Sobrepasan Agadir y el desierto se va suavizando con una telilla de matorrales y vegetación. Se encaminan hacia Saint-Louis de Senegal y el paisaje va mudando el color. Abandona la piel áspera del desierto y se viste con otra más fresca. El jefe Abdul señala los primeros árboles. Aquí hay uno. Allá otros dos. Más allá un racimo. Son ceibas, palmeras, acacias, enormes baobabs. Y empiezan a faltarle mano. Hasta que deja de gesticular y se queda quieto con la cabeza fija, magnetizado por el paisaje. Los ríos se ensanchan, la tierra se ha teñido de verde, el color con el que sueñan los musulmanes. Y entonces, el jefe se vuelve hacia el piloto. El viejo saharaui endurecido por el desierto, el jefe tribal intransigente, el guerrero feroz… derrama lágrimas tras las gafas de aviador. Él lo mira desconcertado y su pasajero señala insistentemente hacia abajo.



No atina a ver nada extraordinario. Solamente hay un bosque minúsculo. Nada especial. 

Un bosque… 

El jefe Abdul Okri nunca pudo imaginar que existieran tantos árboles en el mundo. Tal vez se acordara en ese momento de los polvorientos arbustos que crecen junto a su jaima y sintiera pena por ellos, perdidos en medio de la arena, tan lejos de su casa. Siente una ternura hacia ese hombre y los suyos, gentes en tierra áspera, desperdigados por el desierto como matojos resecos y, aun así, tal vez por eso, orgullosos.

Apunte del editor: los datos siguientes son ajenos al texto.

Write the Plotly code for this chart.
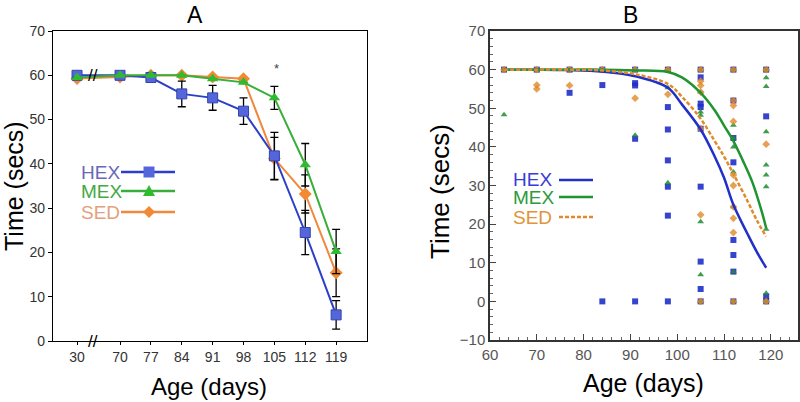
import plotly.graph_objects as go

# ---------------- Panel A data ----------------
ages_A = [30, 70, 77, 84, 91, 98, 105, 112, 119]
age_labels_A = ["30", "70", "77", "84", "91", "98", "105", "112", "119"]
hex_A = [60, 60, 59.5, 55.8, 54.9, 51.9, 41.8, 24.5, 5.9]
hex_A_err = [0, 0, 0, 2.9, 2.8, 3.0, 5.3, 5.0, 3.2]
mex_A = [59.5, 60, 60, 60, 59.2, 58.4, 54.9, 39.8, 20.2]
mex_A_err = [0, 0, 0, 0, 0, 0, 2.6, 4.8, 5.0]
sed_A = [59.3, 59.6, 60, 60, 59.6, 59.2, 41.2, 33.2, 15.4]
sed_A_err = [0, 0, 0, 0, 0, 0, 4.8, 4.3, 5.4]
yticks_A = [0, 10, 20, 30, 40, 50, 60, 70]

# ---------------- Panel B data ----------------
hex_B_days = [63, 70, 77, 77, 84, 84, 84,
              91, 91, 91, 91, 91,
              98, 98, 98, 98, 98, 98, 98,
              105, 105, 105, 105, 105, 105, 105, 105, 105,
              112, 112, 112, 112, 112, 112, 112, 112,
              119, 119, 119, 119]
hex_B_vals = [60, 60, 60, 54, 60, 56, 0,
              60, 56.5, 55.9, 42.1, 0,
              60, 50.3, 44.5, 36.5, 29.7, 22.2, 0,
              60, 58, 51.2, 50.3, 44.7, 29.7, 10.3, 3.2, 0,
              60, 52, 42.3, 36, 15.9, 12, 7.7, 0,
              60, 47.9, 1.3, 0]
mex_B_days = [63, 63, 70, 77, 84, 91, 91, 98, 98, 98,
              105, 105, 105, 105, 105, 105, 105,
              112, 112, 112, 112, 112, 112, 112, 112,
              119, 119, 119, 119, 119, 119, 119, 119, 119, 119]
mex_B_vals = [60, 48.3, 60, 60, 60, 60, 43, 60, 55.3, 30.7,
              60, 54.2, 49, 48.2, 20.6, 6.9, 0,
              60, 45.6, 42.3, 40, 33.5, 24.5, 7.7, 0,
              60, 57.9, 55.6, 43.9, 35.3, 32.7, 29.7, 18.7, 2.1, 0]
sed_B_days = [63, 70, 70, 70, 77, 77, 84, 91, 91, 98, 98,
              105, 105, 105, 105, 105, 105, 105,
              112, 112, 112, 112, 112, 112, 112, 112, 112, 112,
              119, 119, 119]
sed_B_vals = [60, 60, 56, 55, 60, 55.9, 60, 60, 52.6, 60, 53.6,
              60, 57, 55.9, 54.2, 44.7, 22.4, 0,
              60, 52, 50.7, 46.6, 32.7, 30, 24.5, 21.5, 17.8, 0,
              60, 40.7, 0]

curve_hex_days = [63, 70, 77, 84, 91, 98, 101, 105, 108, 110, 112, 115, 117, 119]
curve_hex_vals = [60, 60, 59.9, 59.5, 58.3, 55.3, 51, 44.5, 37.5, 32, 25, 17.5, 12.8, 8.7]
curve_mex_days = [63, 70, 77, 84, 91, 98, 101, 105, 108, 110, 112, 114, 116, 118, 119]
curve_mex_vals = [60, 60, 60, 60, 59.8, 59.4, 58, 54, 49.5, 45.5, 41.5, 36.5, 31, 23.5, 19]
curve_sed_days = [63, 70, 77, 84, 91, 98, 101, 105, 108, 110, 112, 115, 117, 119]
curve_sed_vals = [60, 60, 60, 59.8, 58.8, 56.3, 53, 47.3, 41.5, 37.5, 33, 26, 21, 16.8]

# ---------------- style ----------------
FONT = "Liberation Sans, Arial, sans-serif"
W, H = 800, 402
BREAK_SHIFT = 30.25          # axis break compresses 30 -> 70 gap


def posA(a):
    return a + BREAK_SHIFT if a < 70 else a


def px(x):
    return x / W


def py(y):
    return 1 - y / H


xA = [posA(a) for a in ages_A]

fig = go.Figure()


def err(arr):
    return dict(type="data", array=arr, visible=True, color="black", thickness=1.3, width=4)


fig.add_trace(go.Scatter(x=xA, y=sed_A, mode="lines+markers", error_y=err(sed_A_err),
                         line=dict(color="#f0883e", width=2),
                         marker=dict(symbol="diamond", size=10, color="#f28a35"),
                         xaxis="x", yaxis="y", showlegend=False))
fig.add_trace(go.Scatter(x=xA, y=hex_A, mode="lines+markers", error_y=err(hex_A_err),
                         line=dict(color="#2b3fc9", width=2),
                         marker=dict(symbol="square", size=10, color="#5566dd",
                                     line=dict(color="#3344aa", width=1)),
                         xaxis="x", yaxis="y", showlegend=False))
fig.add_trace(go.Scatter(x=xA, y=mex_A, mode="lines+markers", error_y=err(mex_A_err),
                         line=dict(color="#3aae3a", width=2),
                         marker=dict(symbol="triangle-up", size=10, color="#2fbb2f"),
                         xaxis="x", yaxis="y", showlegend=False))

# Panel B scatter
fig.add_trace(go.Scatter(x=hex_B_days, y=hex_B_vals, mode="markers",
                         marker=dict(symbol="square", size=6, color="#1f2fc8", opacity=0.9),
                         xaxis="x2", yaxis="y2", showlegend=False))
fig.add_trace(go.Scatter(x=mex_B_days, y=mex_B_vals, mode="markers",
                         marker=dict(symbol="triangle-up", size=6, color="#1e8c2e", opacity=0.85),
                         xaxis="x2", yaxis="y2", showlegend=False))
fig.add_trace(go.Scatter(x=sed_B_days, y=sed_B_vals, mode="markers",
                         marker=dict(symbol="diamond", size=6, color="#e08a2a", opacity=0.8),
                         xaxis="x2", yaxis="y2", showlegend=False))
# Panel B curves
fig.add_trace(go.Scatter(x=curve_hex_days, y=curve_hex_vals, mode="lines",
                         line=dict(color="#2030c8", width=2.5, shape="spline"),
                         xaxis="x2", yaxis="y2", showlegend=False))
fig.add_trace(go.Scatter(x=curve_mex_days, y=curve_mex_vals, mode="lines",
                         line=dict(color="#1f9430", width=2.5, shape="spline"),
                         xaxis="x2", yaxis="y2", showlegend=False))
fig.add_trace(go.Scatter(x=curve_sed_days, y=curve_sed_vals, mode="lines",
                         line=dict(color="#e08a2a", width=2.5, shape="spline", dash="4px,2px"),
                         xaxis="x2", yaxis="y2", showlegend=False))

shapes = []
annotations = []

# Panel A legend
legA = [("HEX", "#6868b8", "#2b3fc9", "square", "#5566dd", 172),
        ("MEX", "#44a844", "#3aae3a", "triangle", "#2fbb2f", 191),
        ("SED", "#e4a07c", "#f0883e", "diamond", "#f28a35", 212)]
for name, tcol, lcol, sym, mcol, yy in legA:
    annotations.append(dict(x=px(79), y=py(yy), xref="paper", yref="paper", text=name,
                            showarrow=False, xanchor="left", yanchor="middle",
                            font=dict(family=FONT, size=19, color=tcol)))
    shapes.append(dict(type="line", xref="paper", yref="paper", x0=px(121), x1=px(175),
                       y0=py(yy), y1=py(yy), line=dict(color=lcol, width=2.5)))
    cx, s = 149, 5.5
    if sym == "square":
        shapes.append(dict(type="rect", xref="paper", yref="paper", x0=px(cx - s), x1=px(cx + s),
                           y0=py(yy - s), y1=py(yy + s), fillcolor=mcol, line=dict(color=mcol, width=0)))
    elif sym == "triangle":
        path = f"M {px(cx)} {py(yy - 6)} L {px(cx + 6)} {py(yy + 5)} L {px(cx - 6)} {py(yy + 5)} Z"
        shapes.append(dict(type="path", xref="paper", yref="paper", path=path,
                           fillcolor=mcol, line=dict(color=mcol, width=0)))
    else:
        path = (f"M {px(cx)} {py(yy - 6)} L {px(cx + 6)} {py(yy)} L {px(cx)} {py(yy + 6)} "
                f"L {px(cx - 6)} {py(yy)} Z")
        shapes.append(dict(type="path", xref="paper", yref="paper", path=path,
                           fillcolor=mcol, line=dict(color=mcol, width=0)))

# Panel B legend
legB = [("HEX", "#3b3bd6", "#2030c8", "solid", 180),
        ("MEX", "#2a9a3a", "#1f9430", "solid", 197),
        ("SED", "#e0943c", "#e08a2a", "dash", 217)]
for name, tcol, lcol, dash, yy in legB:
    annotations.append(dict(x=px(511), y=py(yy), xref="paper", yref="paper", text=name,
                            showarrow=False, xanchor="left", yanchor="middle",
                            font=dict(family=FONT, size=19, color=tcol)))
    shapes.append(dict(type="line", xref="paper", yref="paper", x0=px(559), x1=px(593),
                       y0=py(yy), y1=py(yy),
                       line=dict(color=lcol, width=2.5, dash="4px,2px" if dash == "dash" else "solid")))


def label(x, y, text, size, angle=0):
    return dict(x=px(x), y=py(y), xref="paper", yref="paper", text=text, showarrow=False,
                xanchor="center", yanchor="middle", textangle=angle,
                font=dict(family=FONT, size=size, color="black"))


# Titles and axis titles
annotations += [
    label(195, 15, "A", 23),
    label(630, 15, "B", 23),
    label(14, 186, "Time (secs)", 25, -90),
    label(440, 192, "Time (secs)", 26, -90),
    label(209, 386, "Age (days)", 24),
    label(643, 383, "Age (days)", 25),
    # significance star
    dict(x=105.5, y=61.5, xref="x", yref="y", text="*", showarrow=False,
         xanchor="center", yanchor="middle", font=dict(family=FONT, size=13, color="#444")),
    # axis break marks
    dict(x=posA(30) + 0.36 * (70 - posA(30)), y=60, xref="x", yref="y", text="//", showarrow=False,
         xanchor="center", yanchor="middle", font=dict(family=FONT, size=17, color="black")),
    dict(x=posA(30) + 0.36 * (70 - posA(30)), y=0, xref="x", yref="y", text="//", showarrow=False,
         xanchor="center", yanchor="middle", font=dict(family=FONT, size=17, color="black")),
]

fig.update_layout(
    width=W, height=H,
    margin=dict(l=0, r=0, t=0, b=0, autoexpand=False),
    paper_bgcolor="white", plot_bgcolor="white",
    font=dict(family=FONT),
    shapes=shapes, annotations=annotations,
    xaxis=dict(domain=[px(53), px(367)], range=[54.8, 126.0],
               tickvals=xA, ticktext=age_labels_A, automargin=False,
               showgrid=False, zeroline=False, showline=True, linecolor="black", linewidth=1.3,
               mirror=True, ticks="outside", ticklen=3, tickcolor="black",
               tickfont=dict(family=FONT, size=14, color="#333")),
    yaxis=dict(domain=[py(341), py(31)], range=[0, 70], tickvals=yticks_A, automargin=False,
               showgrid=False, zeroline=False, showline=True, linecolor="black", linewidth=1.3,
               mirror=True, ticks="outside", ticklen=4, tickcolor="black",
               tickfont=dict(family=FONT, size=14, color="#333")),
    xaxis2=dict(domain=[px(490), px(798)], range=[60, 125.8], dtick=10, tick0=60,
                automargin=False,
                showgrid=False, zeroline=False, showline=True, linecolor="#333", linewidth=1.5,
                mirror=True, ticks="inside", ticklen=6, tickcolor="#444",
                minor=dict(ticks="inside", dtick=2, ticklen=3, tickcolor="#666"),
                tickfont=dict(family=FONT, size=15, color="#555"), anchor="y2"),
    yaxis2=dict(domain=[py(340), py(31)], range=[-10, 70], dtick=10, tick0=-10, automargin=False,
                showgrid=False, zeroline=False, showline=True, linecolor="#333", linewidth=1.5,
                mirror=True, ticks="inside", ticklen=6, tickcolor="#444",
                minor=dict(ticks="inside", dtick=2, ticklen=3, tickcolor="#666"),
                tickfont=dict(family=FONT, size=15, color="#555"), anchor="x2"),
)

fig.write_html("out.html",
               config={"displayModeBar": False},
               post_script="document.body.style.margin='0px';document.body.style.overflow='hidden';")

Oye sollozar. Nunca creyó que vería llorar a un sheij tan altivo como él.

Tonio suspira, contagiado por la emoción. El ser humano, egoísta, odios, mezquino, capaz de las mayores atrocidades, puede también ser una criatura capaz de emocionarse al contemplar la paz milenaria de los árboles. Se inclina hacia delante y posa su mano en el hombro del saharaui.